LH: The residency at NIMk was a place where some of my previous ideas and thoughts were put together and further developed. I have been working with Terms of Services and user participation in earlier projects: As net culture has shifted to an increasing commercialization and harnessing of user generated content I've been particularly interested in the changing premises of online participation, and since 2006 I've been engaged in an ongoing series of critical investigations of contemporary Internet platforms. The project Participation 0.0 from 2007 was in a sense a forerunner for Gate Peepin'. In a series of actions and interventions I attempted to bring back Terms of Services to their respective Web 2.0 service platforms by manually publishing the terms within their own media. Participation 0.0 was a manual live intervention/action -in the sense of conventional art representation- where the documentation was exhibited after the action itself had taken place. With Gate Peepin' I wanted to develop my analysis of the relationship between participation and regulations further, not just into a representational piece, but rather to create a tool which executes the intervention continuously. My residency here at NIMk was an opportunity to immerse myself in both research and production around this topic, and that's very important for me.

SJ: And how do you feel about the way it was presented here?
LH: I think it was great. We organized a small symposium in connection with the 'Speaking Out Loud' exhibition. You had invited Florian Cramer and Jaromil and I suggested to bring in Peter Westenberg from 'Constant' in Bruxelles, who has also been doing research on the performativity of the regulations embedded in licenses and Terms of Services. Florian made an introduction talking about different approaches to performative language as well as performativity of codes and laws. Jaromil did a performative lecture in itself wherein he spoke around his work 'Timebased Text', but without ever describing what it was. Peter Westenberg came together with Ann Merten and they spoke about 'Schaerbeekse taal / La langue schaerbeekoise' which is a project dealing with the construction of an artificial language. We of course also launched Gate Peepin' and I gave an introduction to the work, offering the audience a small peep into the absurd case studies I've stumbled upon during the research process. I think this kind of seminar setting fitted very well to Gate Peepin' and in general the way I like to work, combining the research and production process.

SJ: Do you have problems to exhibit such an online work in a gallery situation and on a monitor? There is this constant debate going on in how far you really should exhibit these kind of works that basically belong to a different domain, in another space, like this kind of white cube gallery space. If that is necessary at all? What do you think about that?
LH: You ask me if I have problems with it?
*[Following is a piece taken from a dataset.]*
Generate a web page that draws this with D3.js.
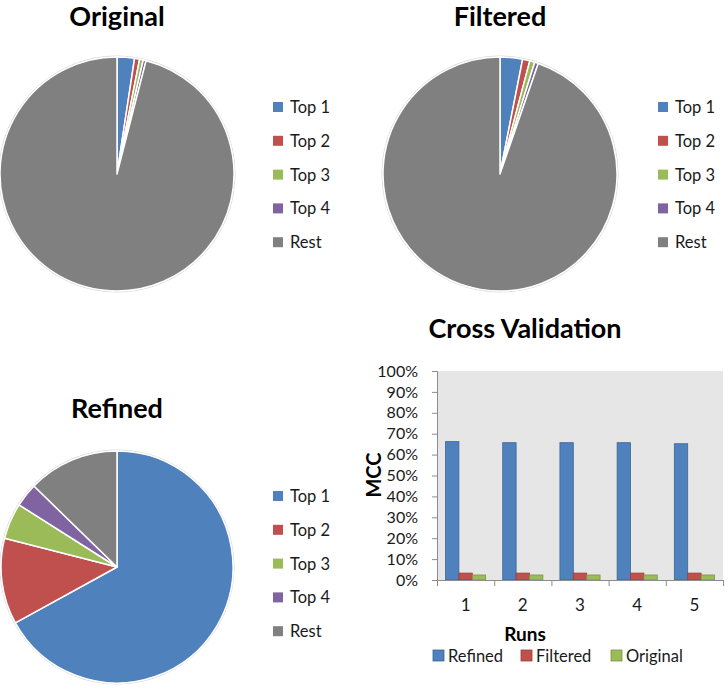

SJ: Yeah, or if you actually prefer this way of showing the piece, because it's not natural that a piece like that (net-art) is presented in a gallery space necessarily.
LH: I don't prefer it, but I don't mind it either. Since I mostly make interventions into existing structures most of my works are a bit difficult to exhibit in a gallery. Nevertheless, what is nice about being part of an exhibition like for instance 'Speaking Out Loud' is the contextualization. It's interesting to see your own work in relation to the other works. But as an artist usually working outside of the gallery you are in a way forced to rethink and re-mediate your work so it fits into the institutionalized space of the exhibition.

SJ: That's what many artists working on the net do.
LH: With Gate Peepin' I decided to make a small booklet – a collection of texts generated by browsing different service platforms with the tool enabled. The book consists of seven chapters. Each chapter is a snapshot of a specific service, although none of the chapters explicitly refer to a service, but rather sort of displays the communication flow, which is specific for the given service. On the one hand, the publication is a collection of ready-made poetry and on the other it's a documentation of the software and its interventions. The book becomes a way to access the project independently from the internet and the service platforms, and is something which the visitors can take home with them. All in all I think an exhibition space can be an interesting place to contextualize my work as well as a way to reach a different audience. People coming to exhibitions often vary from those who otherwise would find Gate Peepin' on, say a mailing list or in the adds-on archive of Mozilla. So I guess that even if my works are hardly ever made for galleries, I think it can be meaningful when they are curated and contextualized.

SJ: Are you taking this project further? Or is it a finished project now and you are working on something completely different?
LH: At the moment I'm working on a different project. It is a public installation founded by the Danish Arts Council and an intervention into a wireless public network. However, this new project also deals with the premises of a public media sphere, and just as Gate Peepin' and other previous works reflects on system incompleteness or control mechanisms inherent to what often is regarded as objective, and purely functional media structures. I guess that looking for, and revealing, hidden gaps in otherwise seemingly perfect structures is always part of my work. It is my main interest - maybe my own personal “while loop”.